Philip Cole Elam
Writer. Coach. Husband, friend, and gardener. For years I’ve been studying coherence, healing, and what it means to live from the inside out — not as theory, but as a way of life.
What and Who I Write For
I write for you, about returning to yourself — the practice of staying connected to who you actually are, especially when life pulls you away from that.
It is not about productivity or optimising your life. It is about something quieter and more fundamental: what it feels like to actually inhabit your own life, and what it takes to keep finding your way back when you drift from it.

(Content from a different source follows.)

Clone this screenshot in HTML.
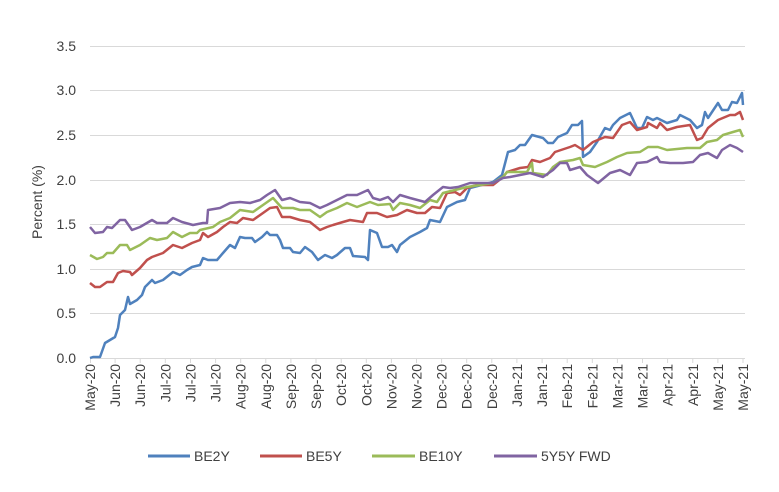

A new issue of Present Momentum arrives free every two weeks on Wednesday. Each one is a standalone essay — complete on its own, connected to everything that came before it.
Story
My work began in the aftermath of a life that no longer fit — a career that demanded everything, a marriage that was dissolving, and a moment of collapse that forced me to stop running from myself. What followed was not a reinvention, but a reckoning: a long, unglamorous, deeply human process of learning how to inhabit my own life with honesty and coherence.

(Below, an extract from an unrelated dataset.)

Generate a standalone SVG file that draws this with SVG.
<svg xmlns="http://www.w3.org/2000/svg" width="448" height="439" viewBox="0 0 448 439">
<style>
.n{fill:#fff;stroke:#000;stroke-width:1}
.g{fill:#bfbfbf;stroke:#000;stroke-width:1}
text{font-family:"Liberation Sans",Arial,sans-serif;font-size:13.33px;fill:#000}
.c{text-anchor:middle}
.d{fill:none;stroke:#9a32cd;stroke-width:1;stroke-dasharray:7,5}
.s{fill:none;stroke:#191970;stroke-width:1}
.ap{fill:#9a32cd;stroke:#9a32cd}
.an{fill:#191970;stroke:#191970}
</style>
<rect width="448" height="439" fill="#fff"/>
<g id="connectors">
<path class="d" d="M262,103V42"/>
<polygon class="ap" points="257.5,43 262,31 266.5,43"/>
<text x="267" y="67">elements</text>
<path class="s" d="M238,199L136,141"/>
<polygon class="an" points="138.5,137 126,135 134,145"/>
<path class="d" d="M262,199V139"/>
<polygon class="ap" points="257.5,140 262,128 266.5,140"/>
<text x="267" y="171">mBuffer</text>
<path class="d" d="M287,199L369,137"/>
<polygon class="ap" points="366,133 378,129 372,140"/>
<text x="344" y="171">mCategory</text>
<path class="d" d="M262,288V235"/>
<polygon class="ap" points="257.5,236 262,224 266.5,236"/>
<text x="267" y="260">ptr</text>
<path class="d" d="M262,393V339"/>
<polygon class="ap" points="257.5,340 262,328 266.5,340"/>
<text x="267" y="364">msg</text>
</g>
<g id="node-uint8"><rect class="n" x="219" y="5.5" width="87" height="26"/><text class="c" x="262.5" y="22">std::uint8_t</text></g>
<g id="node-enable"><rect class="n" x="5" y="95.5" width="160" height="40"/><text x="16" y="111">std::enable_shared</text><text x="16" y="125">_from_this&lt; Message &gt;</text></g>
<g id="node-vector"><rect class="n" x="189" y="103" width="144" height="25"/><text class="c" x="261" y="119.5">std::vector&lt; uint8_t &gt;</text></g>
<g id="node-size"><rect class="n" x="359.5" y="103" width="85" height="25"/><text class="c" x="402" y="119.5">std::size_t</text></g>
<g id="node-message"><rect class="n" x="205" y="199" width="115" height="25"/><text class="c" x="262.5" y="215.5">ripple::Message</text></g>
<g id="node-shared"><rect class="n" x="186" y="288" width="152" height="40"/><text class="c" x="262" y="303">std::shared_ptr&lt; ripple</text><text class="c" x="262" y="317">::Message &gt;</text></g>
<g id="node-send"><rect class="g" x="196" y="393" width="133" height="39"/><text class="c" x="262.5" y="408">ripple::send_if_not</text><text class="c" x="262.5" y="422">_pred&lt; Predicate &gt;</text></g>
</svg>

My mind has always worked differently than most. What some labeled as learning disabilities — dyslexia, aphasia (Developmental Language Disorder), nonlinear processing — became, over time, the very source of my insight. My spoken voice and my written voice simply access my intelligence in different ways.
In speaking, I bring presence, intuition, and the ability to guide others in real time — strengths that shaped my success as a teacher, trainer, and coach. In writing, I access the same depth through a different channel, one that gives me space to articulate the precision and coherence of my inner voice without the interference of the moment.

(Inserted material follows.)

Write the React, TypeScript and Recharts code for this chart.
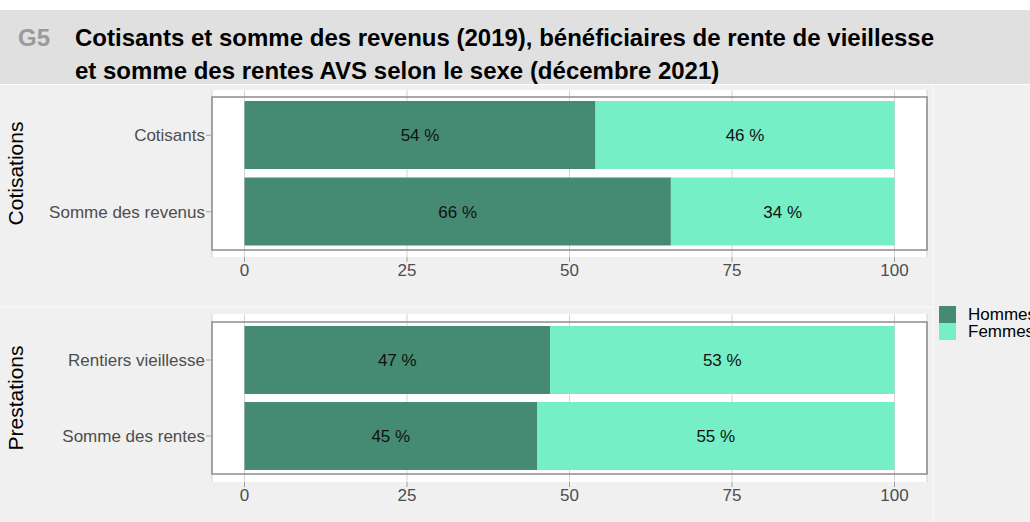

What others once saw as a disability became the doorway to the clarity, originality, and strength that define my work.
As I rebuilt, I discovered something I once thought I had lost the right to hope for: a love that met me where I truly was, and a marriage that became part of my healing rather than another place to hide. I also rebuilt a career — not the one I had before, but one rooted in integrity, coherence, and the work I was actually meant to do.
For more than three decades, I’ve walked with people who are trying to do the same: to understand themselves, to untangle the stories that shape them, and to live from a place that feels true. My writing is an extension of that work — an attempt to offer clarity, coherence, and a way back to the self.